**SHORT EXERCISE:** Extract the lines of the material below, beginning with the first and ending with the line that holds "0.8, 0.9, 1];". Skip every picture.

—————

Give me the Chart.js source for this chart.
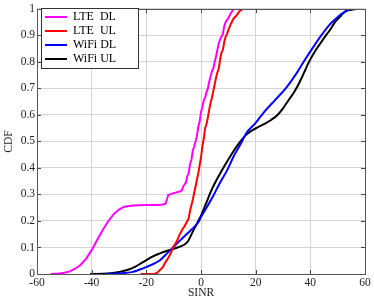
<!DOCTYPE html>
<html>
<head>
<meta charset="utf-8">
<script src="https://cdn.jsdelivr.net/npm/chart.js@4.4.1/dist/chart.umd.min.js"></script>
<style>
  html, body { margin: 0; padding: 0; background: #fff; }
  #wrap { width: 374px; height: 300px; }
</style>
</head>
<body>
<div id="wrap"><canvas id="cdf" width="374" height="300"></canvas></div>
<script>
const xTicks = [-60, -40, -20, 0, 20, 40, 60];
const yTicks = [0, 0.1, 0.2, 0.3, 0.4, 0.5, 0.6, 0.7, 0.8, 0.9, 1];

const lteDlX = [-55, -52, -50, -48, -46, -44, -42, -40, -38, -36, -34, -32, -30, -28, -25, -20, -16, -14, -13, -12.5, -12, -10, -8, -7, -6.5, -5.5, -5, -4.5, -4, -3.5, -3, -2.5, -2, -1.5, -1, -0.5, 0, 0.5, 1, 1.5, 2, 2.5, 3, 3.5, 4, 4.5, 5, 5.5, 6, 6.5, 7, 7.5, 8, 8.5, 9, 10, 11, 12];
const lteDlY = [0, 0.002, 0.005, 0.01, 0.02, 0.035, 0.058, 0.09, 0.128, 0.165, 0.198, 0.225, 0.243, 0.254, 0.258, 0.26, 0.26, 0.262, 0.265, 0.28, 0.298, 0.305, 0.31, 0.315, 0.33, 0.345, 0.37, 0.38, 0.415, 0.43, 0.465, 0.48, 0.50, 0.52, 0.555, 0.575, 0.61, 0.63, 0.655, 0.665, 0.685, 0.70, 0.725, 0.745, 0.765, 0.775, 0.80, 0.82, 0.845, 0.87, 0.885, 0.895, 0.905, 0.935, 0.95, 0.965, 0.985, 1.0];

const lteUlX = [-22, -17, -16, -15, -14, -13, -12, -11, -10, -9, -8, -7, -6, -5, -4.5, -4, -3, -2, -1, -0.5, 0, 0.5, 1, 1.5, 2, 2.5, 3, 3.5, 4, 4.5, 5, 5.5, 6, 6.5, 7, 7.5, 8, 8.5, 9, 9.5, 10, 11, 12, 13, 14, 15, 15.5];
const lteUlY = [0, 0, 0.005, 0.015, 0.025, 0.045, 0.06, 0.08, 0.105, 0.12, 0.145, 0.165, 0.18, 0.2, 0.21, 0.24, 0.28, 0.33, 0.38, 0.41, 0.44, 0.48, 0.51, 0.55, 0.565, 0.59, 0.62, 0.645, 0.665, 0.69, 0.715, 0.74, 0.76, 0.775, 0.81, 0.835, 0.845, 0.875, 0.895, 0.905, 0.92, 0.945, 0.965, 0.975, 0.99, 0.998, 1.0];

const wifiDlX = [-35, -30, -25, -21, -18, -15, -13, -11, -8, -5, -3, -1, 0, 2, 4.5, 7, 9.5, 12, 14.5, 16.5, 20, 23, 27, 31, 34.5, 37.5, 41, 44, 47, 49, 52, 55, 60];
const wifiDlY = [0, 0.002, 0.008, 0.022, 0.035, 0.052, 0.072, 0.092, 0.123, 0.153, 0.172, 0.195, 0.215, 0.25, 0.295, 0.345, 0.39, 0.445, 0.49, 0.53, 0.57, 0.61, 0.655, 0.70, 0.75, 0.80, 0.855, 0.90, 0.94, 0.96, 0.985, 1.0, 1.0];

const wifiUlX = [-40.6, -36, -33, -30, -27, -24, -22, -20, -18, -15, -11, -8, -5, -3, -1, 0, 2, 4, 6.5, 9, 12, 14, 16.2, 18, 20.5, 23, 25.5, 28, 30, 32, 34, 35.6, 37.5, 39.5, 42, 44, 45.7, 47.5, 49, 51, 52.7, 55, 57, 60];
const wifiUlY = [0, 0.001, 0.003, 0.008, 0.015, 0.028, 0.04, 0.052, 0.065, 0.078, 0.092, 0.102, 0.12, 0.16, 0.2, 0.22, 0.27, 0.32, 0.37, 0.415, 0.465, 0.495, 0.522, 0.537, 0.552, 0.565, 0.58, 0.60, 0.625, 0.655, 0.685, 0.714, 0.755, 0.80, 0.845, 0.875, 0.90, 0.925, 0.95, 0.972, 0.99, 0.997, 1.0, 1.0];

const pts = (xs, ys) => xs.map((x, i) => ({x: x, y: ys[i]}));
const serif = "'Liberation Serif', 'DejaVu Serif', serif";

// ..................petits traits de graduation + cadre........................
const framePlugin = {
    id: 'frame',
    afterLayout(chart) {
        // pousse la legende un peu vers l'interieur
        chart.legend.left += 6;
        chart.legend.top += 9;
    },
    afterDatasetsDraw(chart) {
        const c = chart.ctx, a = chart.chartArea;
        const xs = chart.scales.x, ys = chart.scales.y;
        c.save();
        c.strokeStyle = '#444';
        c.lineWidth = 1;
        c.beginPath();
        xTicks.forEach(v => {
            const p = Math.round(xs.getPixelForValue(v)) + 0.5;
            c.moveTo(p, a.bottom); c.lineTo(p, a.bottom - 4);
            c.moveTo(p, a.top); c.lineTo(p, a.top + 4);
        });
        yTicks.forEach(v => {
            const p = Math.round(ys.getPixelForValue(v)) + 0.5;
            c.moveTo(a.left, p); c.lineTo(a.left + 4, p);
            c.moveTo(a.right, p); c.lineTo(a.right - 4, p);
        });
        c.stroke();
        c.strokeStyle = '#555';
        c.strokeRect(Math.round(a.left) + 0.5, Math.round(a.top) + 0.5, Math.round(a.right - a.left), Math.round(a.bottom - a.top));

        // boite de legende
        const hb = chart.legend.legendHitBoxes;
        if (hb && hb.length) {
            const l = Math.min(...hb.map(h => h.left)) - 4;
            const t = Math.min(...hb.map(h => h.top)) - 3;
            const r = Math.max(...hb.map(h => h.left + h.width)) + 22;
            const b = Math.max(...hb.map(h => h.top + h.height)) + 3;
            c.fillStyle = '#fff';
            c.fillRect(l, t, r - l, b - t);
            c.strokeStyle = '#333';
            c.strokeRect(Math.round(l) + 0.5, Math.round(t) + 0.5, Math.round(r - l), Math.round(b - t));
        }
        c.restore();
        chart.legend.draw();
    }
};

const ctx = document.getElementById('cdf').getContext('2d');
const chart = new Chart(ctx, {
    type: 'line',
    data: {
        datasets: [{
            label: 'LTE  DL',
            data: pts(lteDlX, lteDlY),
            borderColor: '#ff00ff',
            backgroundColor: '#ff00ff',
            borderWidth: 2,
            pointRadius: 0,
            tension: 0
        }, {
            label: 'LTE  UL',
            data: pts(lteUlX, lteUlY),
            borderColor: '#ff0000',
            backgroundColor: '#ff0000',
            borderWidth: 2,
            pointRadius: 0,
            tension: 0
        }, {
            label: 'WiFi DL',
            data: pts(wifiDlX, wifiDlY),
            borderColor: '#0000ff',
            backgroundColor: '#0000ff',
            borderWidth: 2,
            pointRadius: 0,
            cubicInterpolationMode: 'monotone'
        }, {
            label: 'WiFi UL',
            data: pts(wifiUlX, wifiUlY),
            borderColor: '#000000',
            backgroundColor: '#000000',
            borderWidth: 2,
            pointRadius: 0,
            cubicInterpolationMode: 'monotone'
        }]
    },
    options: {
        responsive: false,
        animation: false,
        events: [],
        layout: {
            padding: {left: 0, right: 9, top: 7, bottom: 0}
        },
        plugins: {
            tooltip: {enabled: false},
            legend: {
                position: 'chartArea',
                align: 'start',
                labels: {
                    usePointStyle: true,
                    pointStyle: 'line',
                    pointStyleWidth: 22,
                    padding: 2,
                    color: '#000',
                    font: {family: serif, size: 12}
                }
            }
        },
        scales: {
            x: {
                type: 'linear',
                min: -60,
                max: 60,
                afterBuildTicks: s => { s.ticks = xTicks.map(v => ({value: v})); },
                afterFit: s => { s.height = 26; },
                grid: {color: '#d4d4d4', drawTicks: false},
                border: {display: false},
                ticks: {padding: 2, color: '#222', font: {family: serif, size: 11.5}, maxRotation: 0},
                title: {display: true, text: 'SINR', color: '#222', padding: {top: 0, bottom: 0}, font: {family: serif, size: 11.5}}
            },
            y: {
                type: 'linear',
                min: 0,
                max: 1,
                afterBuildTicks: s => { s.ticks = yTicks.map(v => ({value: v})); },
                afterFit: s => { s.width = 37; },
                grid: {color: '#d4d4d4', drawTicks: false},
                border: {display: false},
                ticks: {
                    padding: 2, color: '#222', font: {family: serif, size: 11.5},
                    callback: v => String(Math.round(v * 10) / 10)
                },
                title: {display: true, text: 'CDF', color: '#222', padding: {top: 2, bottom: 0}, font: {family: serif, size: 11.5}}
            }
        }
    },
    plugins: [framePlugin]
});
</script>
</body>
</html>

—————

**ANSWER TO THE PROBLEM:**
Give me the Chart.js source for this chart.
<!DOCTYPE html>
<html>
<head>
<meta charset="utf-8">
<script src="https://cdn.jsdelivr.net/npm/chart.js@4.4.1/dist/chart.umd.min.js"></script>
<style>
  html, body { margin: 0; padding: 0; background: #fff; }
  #wrap { width: 374px; height: 300px; }
</style>
</head>
<body>
<div id="wrap"><canvas id="cdf" width="374" height="300"></canvas></div>
<script>
const xTicks = [-60, -40, -20, 0, 20, 40, 60];
const yTicks = [0, 0.1, 0.2, 0.3, 0.4, 0.5, 0.6, 0.7, 0.8, 0.9, 1];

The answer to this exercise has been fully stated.